In the skin of a lion
Poems 1957-2013 By Geoffrey Lehmann UWA Publishing, 384pp, $29.99
IN 1971, Pierre Ryckmans published (in French, as Simon Leys) The Chairman’s New Clothes, one of the first books that helped a generation of adolescent revolutionary romantics begin to see through the false garb worn by Mao Zedong. In 1958, 17year-old Sydneysider Geoffrey Lehmann was well ahead of that generation of slow-learners, which included me.
Lehmann’s poem Emperor Mao and the Sparrows channels Chairman Mao and his infamous decree to exterminate sparrows (among other pests) from China because they ate too many crop seeds. The ludicrous sparrow slaughter that followed might have been comical if it weren’t also genocidal. Like so many of Mao’s top-down decrees, it ended in disaster: sparrows are also insectivores. The resulting locust plagues might not have been the main cause of the famine of the late 1950s that killed perhaps 30 million people — collectivised farming killed more — but it multiplied the deaths.
Ahead-of-its-time political savvy aside, the poem is a precocious accomplishment for a teenager. It would not be out of its depth in the company of WH Auden’s magnificent Epitaph on a Tyrant, or Zbigniew Herbert’s various Stalin-inspired emperor poems.
Poets, like mathematicians, often flower in their teens but can wilt all too soon thereafter. Lehmann was a freak early-bloomer but has continued to flower perennially. His gift for what might be called compressed ventriloquism began with the Mao poem, but he filled an entire book ( Nero’s Poems) with poems that inhabit the mind of an earlier emperor, also corrupted by power and megalomania.
Another poem Lehman published at 17, An Image, reveals another early-blooming gift: technical virtuosity. It begins with, well, an image: Lions on a beach at dusk. A strange quality is in this image, a quality of sameness. One can imagine the lions, calm as the sea Great and monotonous, padding through the calmness
It’s a dreamlike poem in which the poet allows the formal structure — the rhythm and rhyme — partially to decide the direction of the meditation. Well, a sand-coloured lion is a bit like a beach, and vice versa, but we are following the music here as much as the sense.
Lions crop up repeatedly in Lehmann’s later poems, like a signature tune. On the beach, the mighty beach, the lion sleeps tonight? Not exactly, but he is a little obsessed with them. And why not? A poet can never have too much of a good obsession. It’s the stuff of literature, although it can take time for us slower developers to learn to trust our obsessions.

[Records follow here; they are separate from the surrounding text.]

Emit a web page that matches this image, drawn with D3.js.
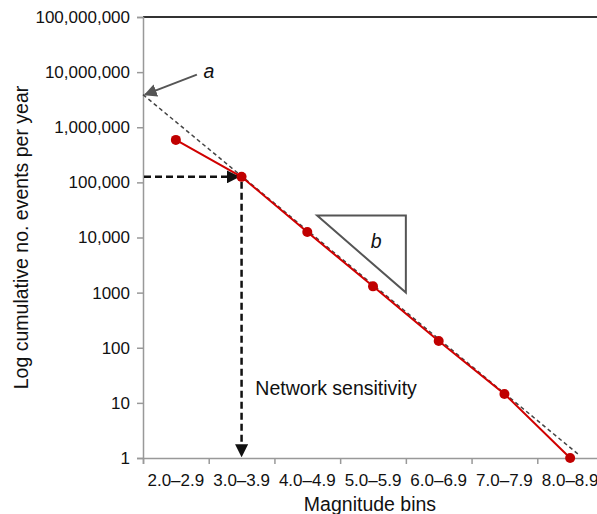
<!DOCTYPE html>
<html>
<head>
<meta charset="utf-8">
<script src="https://cdn.jsdelivr.net/npm/d3@7"></script>
<style>
body { margin: 0; background: #fff; }
text { font-family: "Liberation Sans", Arial, sans-serif; }
</style>
</head>
<body>
<svg></svg>
<script>
var bins = ["2.0–2.9", "3.0–3.9", "4.0–4.9", "5.0–5.9", "6.0–6.9", "7.0–7.9", "8.0–8.9"];
var counts = [590000, 126000, 12600, 1300, 133, 14.5, 1];
var yTicks = [1, 10, 100, 1000, 10000, 100000, 1000000, 10000000, 100000000];
// fitted Gutenberg-Richter line, position in bin units
var fitPos = [0, 6.65];
var fitVals = [3900000, 1.1];
// annotation anchors (bin units, events per year)
var triPos = [2.65, 4.0, 4.0];
var triVals = [25000, 25000, 1000];

var width = 597, height = 514;
var svg = d3.select("svg").attr("width", width).attr("height", height);

var plotLeft = 143, plotRight = 603, plotTop = 17, plotBottom = 458;

var x = d3.scaleBand().domain(bins).range([plotLeft, plotRight]).padding(0);
var xPos = d3.scaleLinear().domain([0, bins.length]).range([plotLeft, plotRight]);
var y = d3.scaleLog().domain([1, 1e8]).range([plotBottom, plotTop]);

var fmt = function(d) { return d < 10000 ? String(d) : d3.format(",")(d); };

// top frame line
svg.append("line")
    .attr("x1", plotLeft).attr("x2", width)
    .attr("y1", plotTop).attr("y2", plotTop)
    .attr("stroke", "#333").attr("stroke-width", 2);

var yAxis = svg.append("g")
    .attr("transform", "translate(" + plotLeft + ",0)")
    .call(d3.axisLeft(y).tickValues(yTicks).tickFormat(fmt).tickSize(6).tickPadding(7));
yAxis.selectAll("text").attr("font-size", 17).attr("fill", "#111");

var xAxis = svg.append("g")
    .attr("transform", "translate(0," + plotBottom + ")")
    .call(d3.axisBottom(xPos).tickValues(d3.range(0, bins.length + 1)).tickFormat("").tickSize(6));
xAxis.selectAll("text").remove();

svg.selectAll("g path.domain").attr("stroke", "#999").attr("stroke-width", 1.5);
svg.selectAll("g .tick line").attr("stroke", "#999").attr("stroke-width", 1.5);

svg.append("g").selectAll("text")
    .data(bins)
    .enter().append("text")
    .attr("x", function(d) { return x(d) + x.bandwidth() / 2; })
    .attr("y", plotBottom + 28)
    .attr("text-anchor", "middle")
    .attr("font-size", 17)
    .attr("fill", "#111")
    .text(function(d) { return d; });

svg.append("text")
    .attr("x", 370).attr("y", 511)
    .attr("text-anchor", "middle")
    .attr("font-size", 19.5)
    .attr("fill", "#111")
    .text("Magnitude bins");

svg.append("text")
    .attr("transform", "translate(28," + ((plotTop + plotBottom) / 2) + ") rotate(-90)")
    .attr("text-anchor", "middle")
    .attr("font-size", 19.5)
    .attr("fill", "#111")
    .text("Log cumulative no. events per year");

var defs = svg.append("defs");
function marker(id, color, size) {
    defs.append("marker")
        .attr("id", id)
        .attr("viewBox", "0 0 10 10")
        .attr("refX", 9).attr("refY", 5)
        .attr("markerWidth", size).attr("markerHeight", size)
        .attr("markerUnits", "userSpaceOnUse")
        .attr("orient", "auto")
        .append("path")
        .attr("d", "M0,0 L10,5 L0,10 z")
        .attr("fill", color);
}
marker("arrBlack", "#111", 13);
marker("arrGray", "#555", 13);

// fitted dashed line
svg.append("line")
    .attr("x1", xPos(fitPos[0])).attr("y1", y(fitVals[0]))
    .attr("x2", xPos(fitPos[1])).attr("y2", y(fitVals[1]))
    .attr("stroke", "#444").attr("stroke-width", 1.5)
    .attr("stroke-dasharray", "4,3");

// data line
var line = d3.line()
    .x(function(d, i) { return x(bins[i]) + x.bandwidth() / 2; })
    .y(function(d) { return y(d); });

svg.append("path")
    .datum(counts)
    .attr("d", line)
    .attr("fill", "none")
    .attr("stroke", "#d00000")
    .attr("stroke-width", 2);

// sensitivity arrows
var cx = x(bins[1]) + x.bandwidth() / 2;
svg.append("line")
    .attr("x1", plotLeft + 1).attr("y1", y(counts[1]))
    .attr("x2", cx - 3).attr("y2", y(counts[1]))
    .attr("stroke", "#111").attr("stroke-width", 2.5)
    .attr("stroke-dasharray", "7,4")
    .attr("marker-end", "url(#arrBlack)");
svg.append("line")
    .attr("x1", cx).attr("y1", y(counts[1]) + 5)
    .attr("x2", cx).attr("y2", plotBottom - 2)
    .attr("stroke", "#111").attr("stroke-width", 2.5)
    .attr("stroke-dasharray", "7,4")
    .attr("marker-end", "url(#arrBlack)");

svg.append("g").selectAll("circle")
    .data(counts)
    .enter().append("circle")
    .attr("cx", function(d, i) { return x(bins[i]) + x.bandwidth() / 2; })
    .attr("cy", function(d) { return y(d); })
    .attr("r", 5)
    .attr("fill", "#c00000");

svg.append("text")
    .attr("x", xPos(1.71)).attr("y", 395)
    .attr("font-size", 19.5)
    .attr("fill", "#111")
    .text("Network sensitivity");

// intercept arrow a
svg.append("line")
    .attr("x1", xPos(0.82)).attr("y1", y(9000000))
    .attr("x2", xPos(0.03)).attr("y2", y(fitVals[0]))
    .attr("stroke", "#555").attr("stroke-width", 2)
    .attr("marker-end", "url(#arrGray)");
svg.append("text")
    .attr("x", xPos(0.92)).attr("y", y(9000000) + 3)
    .attr("font-size", 19.5)
    .attr("font-style", "italic")
    .attr("fill", "#111")
    .text("a");

// slope triangle b
svg.append("path")
    .attr("d", d3.line()(triPos.map(function(p, i) { return [xPos(p), y(triVals[i])]; })) + "Z")
    .attr("fill", "none")
    .attr("stroke", "#555")
    .attr("stroke-width", 2);
svg.append("text")
    .attr("x", xPos(3.55)).attr("y", y(6500))
    .attr("text-anchor", "middle")
    .attr("font-size", 19.5)
    .attr("font-style", "italic")
    .attr("fill", "#111")
    .text("b");
</script>
</body>
</html>
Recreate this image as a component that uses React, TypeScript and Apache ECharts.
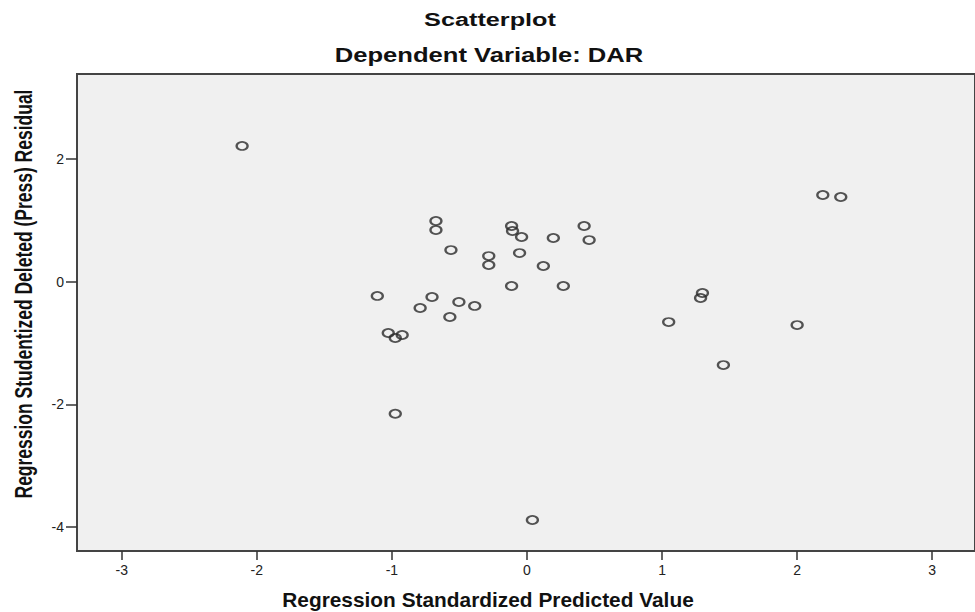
import React, { useEffect, useRef } from 'react';
import * as echarts from 'echarts';

const predicted = [
  -2.109, -0.674, -0.674, -0.563, -0.283, -0.283, -0.114, -0.107, -0.040, -0.055,
  0.195, 0.423, 0.460, 0.121, -0.114, 0.269, -1.108, -0.703, -0.791, -0.504,
  -0.387, -0.571, -1.027, -0.975, -0.924, -0.975, 0.040, 1.049, 1.299, 1.285,
  1.454, 2.0, 2.190, 2.323,
];
const residual = [
  2.213, 0.989, 0.842, 0.516, 0.418, 0.272, 0.908, 0.826, 0.728, 0.467,
  0.712, 0.908, 0.679, 0.256, -0.070, -0.070, -0.233, -0.250, -0.429, -0.331,
  -0.396, -0.576, -0.837, -0.918, -0.869, -2.153, -3.886, -0.658, -0.185, -0.266,
  -1.359, -0.707, 1.413, 1.381,
];
const xTicks = [-3, -2, -1, 0, 1, 2, 3];
const yTicks = [-4, -2, 0, 2];
const titleText = 'Scatterplot';
const subtitleText = 'Dependent Variable: DAR';
const xName = 'Regression Standardized Predicted Value';
const yName = 'Regression Studentized Deleted (Press) Residual';

export default function App() {
  const ref = useRef<HTMLDivElement>(null);
  useEffect(() => {
    document.body.style.margin = '0';
    const chart = echarts.init(ref.current as HTMLDivElement, null, { renderer: 'svg' });
    const font = '"Liberation Sans", Arial, sans-serif';
    chart.setOption({
      animation: false,
      backgroundColor: '#ffffff',
      grid: {
        left: 77,
        top: 74,
        width: 903,
        height: 477,
        show: true,
        backgroundColor: '#f0f0f0',
        borderColor: '#444444',
        borderWidth: 2,
      },
      xAxis: {
        type: 'value',
        min: -3.3314,
        max: 3.3167,
        axisLine: { show: false, onZero: false },
        splitLine: { show: false },
        axisTick: {
          show: true,
          length: 9,
          customValues: xTicks,
          lineStyle: { color: '#333333', width: 1.5 },
        },
        axisLabel: {
          customValues: xTicks,
          color: '#222222',
          fontSize: 14,
          fontFamily: font,
          margin: 12,
        },
      },
      yAxis: {
        type: 'value',
        min: -4.391,
        max: 3.386,
        axisLine: { show: false, onZero: false },
        splitLine: { show: false },
        axisTick: {
          show: true,
          length: 11,
          customValues: yTicks,
          lineStyle: { color: '#333333', width: 1.5 },
        },
        axisLabel: {
          customValues: yTicks,
          color: '#222222',
          fontSize: 14,
          fontFamily: font,
          margin: 13,
        },
      },
      graphic: [
        {
          type: 'text',
          x: 490,
          y: 20,
          scaleX: 1.33,
          style: {
            text: titleText,
            font: 'bold 19px ' + font,
            fill: '#111111',
            textAlign: 'center',
            textVerticalAlign: 'middle',
          },
        },
        {
          type: 'text',
          x: 489,
          y: 55,
          scaleX: 1.28,
          style: {
            text: subtitleText,
            font: 'bold 20px ' + font,
            fill: '#111111',
            textAlign: 'center',
            textVerticalAlign: 'middle',
          },
        },
        {
          type: 'text',
          x: 488,
          y: 600,
          scaleX: 1.07,
          style: {
            text: xName,
            font: 'bold 19.5px ' + font,
            fill: '#111111',
            textAlign: 'center',
            textVerticalAlign: 'middle',
          },
        },
        {
          type: 'text',
          x: 23,
          y: 294,
          rotation: Math.PI / 2,
          scaleY: 1.35,
          style: {
            text: yName,
            font: 'bold 17.5px ' + font,
            fill: '#111111',
            textAlign: 'center',
            textVerticalAlign: 'middle',
          },
        },
      ],
      series: [
        {
          type: 'scatter',
          data: predicted.map((x, i) => [x, residual[i]]),
          symbol: 'circle',
          symbolSize: [11, 8],
          itemStyle: {
            color: 'rgba(0,0,0,0)',
            borderColor: '#2a2a2a',
            borderWidth: 2,
          },
        },
      ],
    });
    return () => chart.dispose();
  }, []);
  return <div ref={ref} style={{ width: 975, height: 612 }} />;
}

Lehmann seemed to have been born knowing them; perhaps that’s the secret of being a prodigy. An Image prefigures another of his finest achievements, the lion poems in his Meditations for Marcus Furius Camillus, Governor of Africa, and also in his later, odder Colosseum poems.
Eccentricity is also the stuff of poetry — part of each unique poetic voiceprint — and one of the more eccentric threads that runs through Lehmann’s Poems 1957-2013 is the story of the lions, and the hippos and elephants, that ended up dying in the Roman arenas.
Other poems deal with more humble Romans than emperors: the workers who dig out the ice from the mountains and bring it to the cities, the cleaners who sweep up the human and gladiatorial entrails, who lift the dead hippos and elephants out of the arena.
The odd lion also roars in the urban jungle of those Nero poems. Both strands of Lehmann’s teenage precocity — ventriloquism and technical ability — come together in these astonishing pieces. Some are colloquially written jokes; some are succinct pieces of a type that Lehmann dubs in another sequence long-playing haiku. Still others are fully realised, formal mosaics of great beauty, such as the two poems on aqueducts, or Nero, Hades, Poppaea, a stylish take on Rilke’s famous poem Orpheus. Eurydice. Hermes, in which Nero takes his lyre down into the underworld to reclaim a dead wife.
Many of the lighter poems have the dark humour of a Martial or a Catullus. Either poet could have written Sweet Suite, which begins: Every big wooden beam has a beetle inside it, The rankest desires lurk under the most conservative togas.
Nero’s love poems to his wife also have a Catullan feel: Each glance, each kiss is contraband. “Fancy it’s you again,” we laugh and every night’s a one night stand.
In The Grand Tour of Greece the emperor is forced to listen to other poets at interminable nightly readings and is constantly inventing bouts of gastro to escape. but they declaimed all the while as I was dying in the lavatory.